Cyberpunk 2077. Rok po premierze uświadomiłem sobie, co jest największym problemem gry [Gra 30+]

Cyberpunk 2077. Rok po premierze uświadomiłem sobie, co jest największym problemem gry [Gra 30+]

W grze nie brakuje niezwykłych bohaterów, a mimo to czułem niedosyt
W grze nie brakuje niezwykłych bohaterów, a mimo to czułem niedosyt Źródło: WPROST.pl
Ja.

Cyberpunk 2077 został wydany za wcześnie. Oceniam, że tak o pół roku za wcześnie. Przełożyło się to na błędy w grze, które najbardziej były widoczne w wersjach na konsole. Ale ja nie grałem na konsoli, tylko na high-endowym komputerze, i nie spotkałem 99 proc. błędów, o których pisze się w inernecie. Mimo tego cały czas czułem niedosyt grą i wpisywałem się w chór narzekaczy.

Narzekałem na to, że policja w Cyberpunku 2077 nie jest taka, jak w GTA; że poza misjami, nie ma co robić w Night City; że niektóre dialogi są przydługie; że tempo gry jest nie takie; że niektóre wątki są za krótkie; że inne za długie; że nie z każdym NPC mogę nawiązać relację; że styl ubierania nie wpływa na rozgrywkę; że wybór pochodzenia nie ma większego znaczenia; itp, itd.

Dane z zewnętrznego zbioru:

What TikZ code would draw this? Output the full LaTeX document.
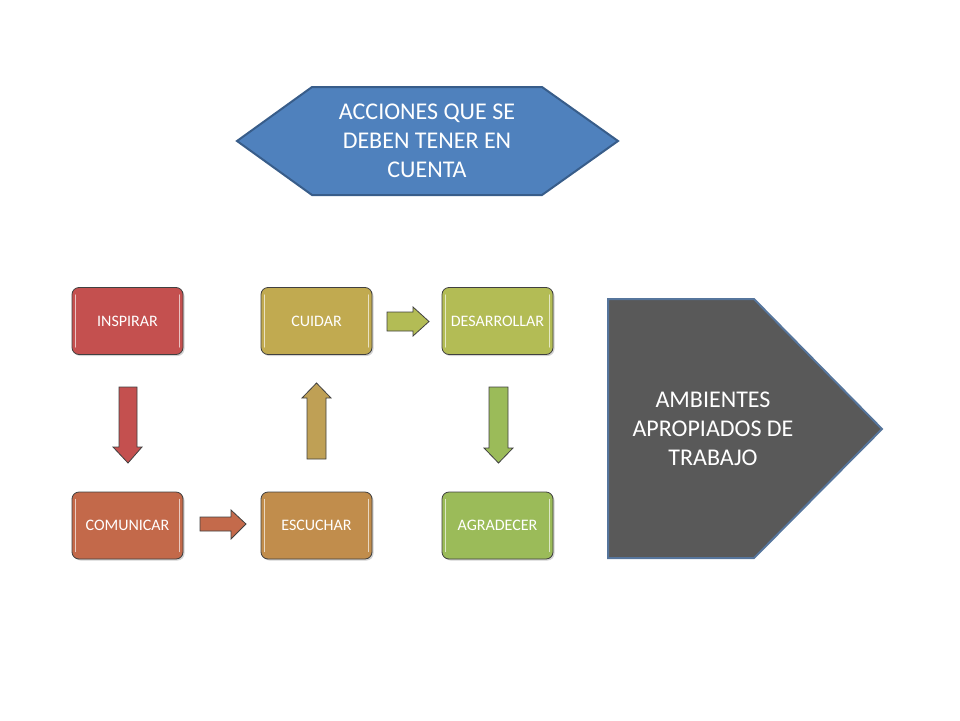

Chyba jedyna rzecz, na którą nie narzekałem to wrażenia wizualne i tryb fotograficzny.

Galeria:
Cyberpunk 2077

W całym tym narzekaniu zorientowałem się, że ja po prostu oczekiwałem innej gry. Gry, w której nie tylko będę mógł zrobić absolutnie wszystko, na co będę miał ochotę, ale, że gra będzie też na to odpowiednio reagować. Tak nie jest i tak nigdy nie miało być. Pościgi policyjne nie miały być elementem rozgrywki, jak w GTA, tylko narzędziem, które powstrzyma gracza od wymordowania całego miasta. Night City nie miało być placem zabaw z dziesiątkami pobocznych mini gier, tylko zbiorem starannie zaplanowanych wątków fabularnych. Zlecenia i misje dodatkowe nie miały być wielogodzinnymi historiami, a niespodziankami, na które można natknąć się podczas eksploracji Night City.

Cyberpunk 2077. Gra nigdy nie dorówna oczekiwaniom

Moim problemem jest, że nie potrafię „Cyberpunka 2077” ocenić obiektywnie. Zawsze będę porównywał go z grą, która istnieje tylko w mojej wyobraźni. A patrząc obiektywnie, to „Cyberpunk 2077” jest przepiękną, niezwykle złożoną, gigantyczną grą, do której mało kto może się porównać. I wydaje mi się, że nie jestem w tym sam.

Można to zobaczyć po odsetku pozytywnych recenzji gry na Steamie. W pierwszym tygodniu po premierze około 80 proc. było negatywnych. Wiadomo, że na początku grę kupili gracze, którzy na nią od dawna czekali. Natomiast w ciągu ostatnich 30 dni, po nowym szczycie zainteresowania grą z okazji wyprzedaży w Black Friday, „Cyberpunk 2077” ma 90 proc. pozytywnych opinii.

Można to tłumaczyć tym, że CD Projekt potrzebował aż roku na naprawienie gry. Faktycznie CD Projekt napracował się sporo, bo wydał ponad tysiąc poprawek, ale duch gry pozostał ten sam. Kwintesencją gry pozostają misje fabularne, które nie zmieniły się poza tym, że usunięto z nich błędy.

CD Projekt ma swoje za uszami

Oczywiście nie mam zamiaru dawać CD Projektowi całkowitego rozgrzeszenia. Nic nie usprawiedliwia stanu technicznego gry z dnia premiery, zwłaszcza na konsolach, a wycięte wcześniej zapowiadane fragmenty gry mają prawo budzić rozczarowanie.

Rok po premierze, gdy przechadzam się po Night City z innymi oczekiwaniami i innym nastawieniem niż 12 miesięcy wcześniej, jestem w stanie przyznać, że to nie CD Projekt „nie dowiózł”, a ja oczekiwałem czego innego. W tym rozczarowaniu i przekonaniu, że zostałem oszukany, nie byłem też w stanie docenić jej plusów i po prostu nią się cieszyć.

Autor grał w „Cyberpunka 2077” na komputerze PC wyposażonym w kartę graficzną Palit GeFrorce RTX 3080Ti udostępnioną przez producenta, firmę Palit.